(YOUR TASK):
Where a line holds "matplotlib", copy it.

(GIVEN DATA):
* * * * * * * * *

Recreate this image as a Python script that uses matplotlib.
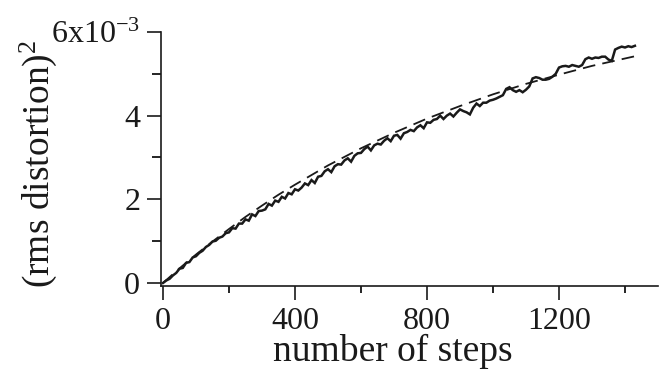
import matplotlib
matplotlib.use("Agg")
import matplotlib.pyplot as plt
from matplotlib.ticker import FixedLocator, FixedFormatter

plt.rcParams['font.family'] = ['Liberation Serif', 'DejaVu Serif']
plt.rcParams['mathtext.fontset'] = 'custom'
plt.rcParams['mathtext.rm'] = 'Liberation Serif'
plt.rcParams['mathtext.it'] = 'Liberation Serif:italic'

# measured (noisy) curve: steps, (rms distortion)^2 in units of 1e-3
steps = [0, 10, 20, 30, 40, 50, 60, 70, 80, 90, 100, 110, 120, 130, 140, 150,
         160, 170, 180, 190, 200, 210, 220, 230, 240, 250, 260, 270, 280, 290,
         300, 310, 320, 330, 340, 350, 360, 370, 380, 390, 400, 410, 420, 430,
         440, 450, 460, 470, 480, 490, 500, 510, 520, 530, 540, 550, 560, 570,
         580, 590, 600, 610, 620, 630, 640, 650, 660, 670, 680, 690, 700, 710,
         720, 730, 740, 750, 760, 770, 780, 790, 800, 810, 820, 830, 840, 850,
         860, 870, 880, 890, 900, 910, 920, 930, 940, 950, 960, 970, 980, 990,
         1000, 1010, 1020, 1030, 1040, 1050, 1060, 1070, 1080, 1090, 1100, 1110,
         1120, 1130, 1140, 1150, 1160, 1170, 1180, 1190, 1200, 1210, 1220, 1230,
         1240, 1250, 1260, 1270, 1280, 1290, 1300, 1310, 1320, 1330, 1340, 1350,
         1360, 1370, 1380, 1390, 1400, 1410, 1420, 1430]
distortion = [0.00, 0.06, 0.10, 0.18, 0.24, 0.34, 0.36, 0.48, 0.50, 0.61, 0.64,
              0.72, 0.77, 0.86, 0.91, 0.99, 1.01, 1.08, 1.11, 1.19, 1.21, 1.31,
              1.30, 1.42, 1.42, 1.52, 1.49, 1.64, 1.60, 1.72, 1.73, 1.76, 1.89,
              1.85, 1.97, 1.94, 2.06, 2.02, 2.15, 2.12, 2.24, 2.21, 2.28, 2.38,
              2.34, 2.46, 2.39, 2.54, 2.56, 2.67, 2.72, 2.65, 2.79, 2.84, 2.83,
              2.93, 2.98, 2.90, 3.04, 3.10, 3.11, 3.20, 3.26, 3.17, 3.29, 3.33,
              3.31, 3.40, 3.46, 3.39, 3.52, 3.54, 3.45, 3.58, 3.61, 3.66, 3.63,
              3.72, 3.77, 3.70, 3.84, 3.83, 3.90, 3.92, 4.00, 3.92, 4.00, 4.05,
              3.98, 4.07, 4.15, 4.11, 4.08, 4.03, 4.19, 4.29, 4.23, 4.31, 4.31,
              4.36, 4.38, 4.41, 4.45, 4.49, 4.64, 4.68, 4.61, 4.57, 4.61, 4.56,
              4.62, 4.70, 4.89, 4.92, 4.90, 4.86, 4.86, 4.88, 4.93, 5.00, 5.15,
              5.18, 5.19, 5.17, 5.21, 5.19, 5.17, 5.21, 5.35, 5.39, 5.36, 5.39,
              5.38, 5.41, 5.41, 5.34, 5.31, 5.58, 5.62, 5.65, 5.63, 5.66, 5.64,
              5.67]

# fitted (dashed) curve
fit_steps = [0, 50, 100, 150, 200, 250, 300, 350, 400, 500, 600, 700, 800, 900,
             1000, 1100, 1200, 1300, 1430]
fit_values = [0.00, 0.35, 0.68, 0.99, 1.29, 1.58, 1.85, 2.11, 2.35, 2.81, 3.22,
              3.59, 3.93, 4.23, 4.51, 4.76, 4.98, 5.19, 5.42]

x_major = [0, 400, 800, 1200]
x_major_labels = ['0', '400', '800', '1200']
x_minor = [200, 600, 1000, 1400]
y_major = [0, 2e-3, 4e-3, 6e-3]
y_major_labels = ['0', '2', '4', r'6x10$^{-3}$']
y_minor = [1e-3, 3e-3, 5e-3]

scale = 1e-3

fig = plt.figure(figsize=(6.61, 3.71), dpi=100)
ax = fig.add_axes([161/661, 1-286/371, (658-161)/661, (286-32)/371])

ax.plot(steps, [v*scale for v in distortion], color='#1a1a1a', lw=1.8,
        solid_joinstyle='miter')
ax.plot(fit_steps, [v*scale for v in fit_values], color='#1a1a1a', lw=1.3,
        dashes=(7, 4))

ax.set_xlim(-6, 1500)
ax.set_ylim(-0.072e-3, 6e-3)

ax.spines['top'].set_visible(False)
ax.spines['right'].set_visible(False)
for s in ('left', 'bottom'):
    ax.spines[s].set_linewidth(1.2)
    ax.spines[s].set_color('#1a1a1a')

ax.xaxis.set_major_locator(FixedLocator(x_major))
ax.xaxis.set_major_formatter(FixedFormatter(x_major_labels))
ax.xaxis.set_minor_locator(FixedLocator(x_minor))
ax.yaxis.set_major_locator(FixedLocator(y_major))
ax.yaxis.set_major_formatter(FixedFormatter(y_major_labels))
ax.yaxis.set_minor_locator(FixedLocator(y_minor))

ax.tick_params(axis='x', which='major', length=10, width=1.2, direction='out',
               labelsize=23, pad=5, colors='#1a1a1a')
ax.tick_params(axis='x', which='minor', length=5, width=1.2, direction='out')
ax.tick_params(axis='y', which='major', length=10, width=1.2, direction='out',
               labelsize=23, pad=5, colors='#1a1a1a')
ax.tick_params(axis='y', which='minor', length=6.5, width=1.2, direction='out')

ax.set_xlabel('number of steps', fontsize=27, color='#1a1a1a')
ax.xaxis.set_label_coords(0.467, -0.19)
ax.set_ylabel('(rms distortion)$^2$', fontsize=27, color='#1a1a1a')
ax.yaxis.set_label_coords(-0.205, 0.48)

fig.savefig('out.png', dpi=100)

* * * * * * * * *

(SOLUTION FOR THIS EXERCISE):
Recreate this image as a Python script that uses matplotlib.
import matplotlib
matplotlib.use("Agg")
import matplotlib.pyplot as plt
from matplotlib.ticker import FixedLocator, FixedFormatter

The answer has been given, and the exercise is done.